A lição de sucesso dessa produção vem do fato notório de saber curvar-se. Artistas menos experientes e mais egocêntricos teriam esforço em mostrar suas marcas, mostrar suas vozes, seus pesos e o que sabem/aprenderam no palco de O animal agonizante. Aqui o resultado mostra que o processo foi privelegiar bem mais o fazer teatral dentro de seus limites desafiadores, do que privilegiar-se.Talvez por isso nos sentimos tão a vontade em sorrir e em se emocionar com essa história tão bem contada.

*

Ficha técnica

Elenco:
Luiz Paulo Vasconcellos………David Kepesh
Luciana Éboli…………………………Consuela Castillo
Thales de Oliveira…………………Kenny Kepesh

Adaptação e cenografia: Luciano Alabarse
Cortes e ajustes: Luiz Paulo Vasconcellos
Iluminação: Cláudia de Bem
Trilha sonora: Moysés Lopes
Seleção trilha: Luciano Alabarse
Figurinos: Equipe
Design gráfico: Dídi Jucá e Fernando Zugno
Fotos: Júlio Appel
Operação de luz: Cláudia de Bem e João Dadico
Operação de som: Moysés Lopes
Produção executiva: Fernando Zugno e Miguel Arcanjo Coronel
Coordenação de produção: Luciano Alabarse

3 Comentários:

Unknown disse...

gosto muito do seu blog, mas acho desta vez quem se equivocou foi voce. as musicas da peça sao lindas. acho que o luciano acertou em cheio neste ponto. e quanto ao ator thales de oliveira, digo o mesmo.nao o conhecia, mas achei ele maravilhoso.

Rodrigo Monteiro disse...

Olá, Caio! Que bom que você teve uma visão diferente da minha. Certamente muitos tiveram e têm, tanto de mim, como, também, aliás, de você. Creio que o Thales e a produção como um todo ficará feliz em saber que você teve essa avaliação. Afinal, o teatro é feito para todos e não para mim.

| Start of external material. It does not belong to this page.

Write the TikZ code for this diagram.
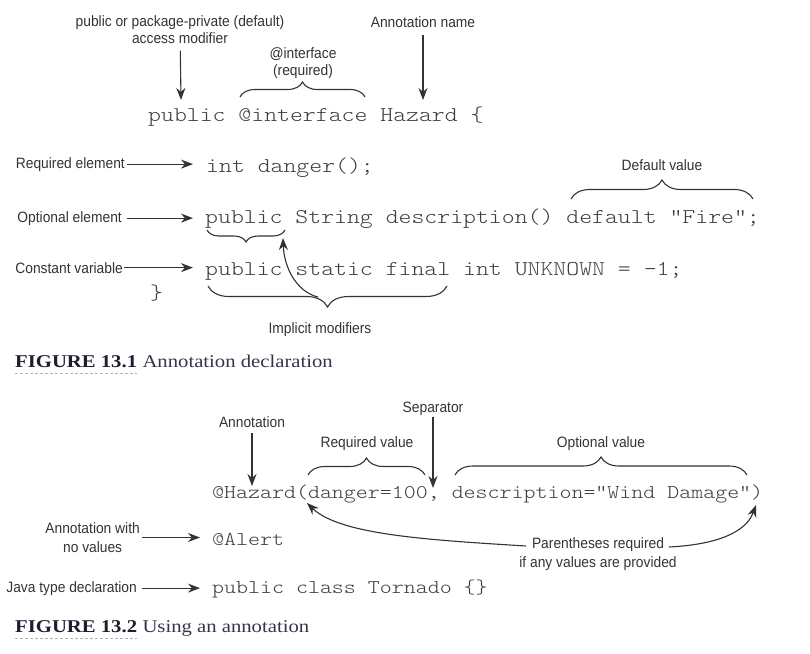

Continue participando do blog. Serás bem vindo!

Abraços,

Rodrigo

Iuri Wander disse...

Também acho que tu te equivocou. Como tu diz sempre, é bom que várias pessoas com visões diferentes comentem.

Não gostei dos coadjuvantes, muito inseguros (talvez seja o dia que eu tenha ido ver). Achei o Luiz Paulo meio arrastado.

As partes "engraçadas" são piadas fraquissimas, e todo mundo ri quando ouve as palavras "pau" e "foder".